Technology also has to be understood as IT infrastructure and software which underpin data storage and security systems are a target for investigators. A leading provider of data recovery, forensics and e-disclosure services recently carried out a survey in which 44% of UK respondents had been involved in an internal investigation and 33% in a regulatory investigation during the last 12 months. Where are your servers or data managers based? Are they backing-up data in multiple jurisdictions where the rules on confidentiality, privilege and disclosure are different?
“Wire Fraud” is a US federal crime which includes devising a scheme to obtain money on false pretences in communications sent via e-mail servers. This has been relevant to traders engaged in Forex manipulation who became infamous for the use of online chat-rooms to exchange confidential client information. From a legal point of view, the boundary between a legitimate exchange of publically available information and market manipulation is the element of collusion and dishonesty, which is not always easy to evidence but has been dredged from servers. Traders facing disciplinary action may look for whistleblowing angles or state that a number of practices, such as “layering” or “front-running”, were commonplace and an accepted part of the culture.

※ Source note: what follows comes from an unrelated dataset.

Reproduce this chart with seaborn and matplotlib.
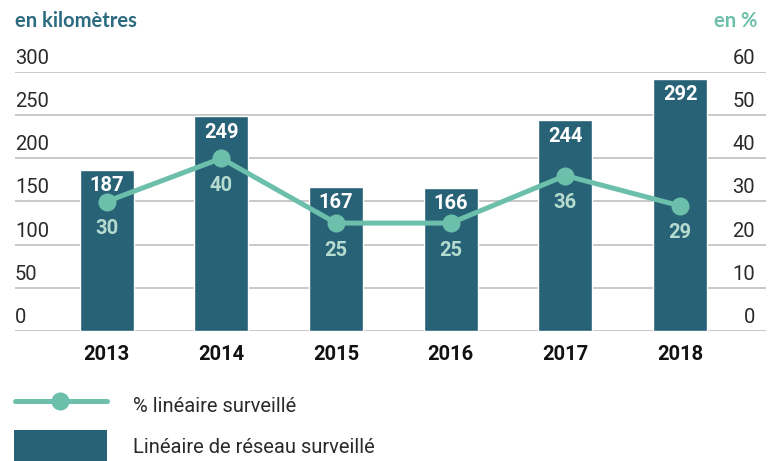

There is no indication of any let-up. The Governor of the Bank of England Mark Carney has promised a crackdown on rogue traders and declared the “age of irresponsibility is over“. The outcome of the Fair and Effective Markets Review published on 10 June 2015 recommends more wide ranging regulation of derivatives and Forex markets and longer jail sentences for financial crime to correct “ethical drift“. This is on top of tougher regulatory rules already on the way for senior management on boards, operating committees, in-house lawyers and those with “Significant Influence Functions”. The Senior Managers Regime (SMR) will enable regulators to fine individuals and ban them from working in the industry.
These are very complex inter-related issues to grapple with. In terms of setting priorities, managing cross-border privilege whilst undertaking an internal investigation, possibly as a pre-cursor to self-reporting, is high up the list. In particular, because US regulators still hold a certain fear factor where co-operation is advisable if non-criminal outcomes are to be negotiated. Legal counsel can also be used to devise pre-emptive risk management strategies or when necessary, to avoid misunderstandings about the basis on which employees or ex-employees co-operate with an internal investigation or a regulatory fact-find.
In relation to civil actions, regulators have paved the road and litigants pursuing Libor related misrepresentation claims in the High Court have sign-posted the way for others to follow (even if they never get to trial). Libor, Forex and Isdafix manipulation all have the potential to cast a very long shadow by virtue of the fact claims based on fraud will not be time barred, settlements based on fraud can be revisited and documentation from regulatory fact finds or negotiations is available to call upon. For example, it is now known that the former Chief Operating Officer of Barclays Capital once described the Libor curve as being based on “fantasy rates”. It remains to be seen whether the current litigation climate is the beginning of the end or the end of the beginning. In the meantime, the line between regulatory investigations and civil claims has never been more blurred.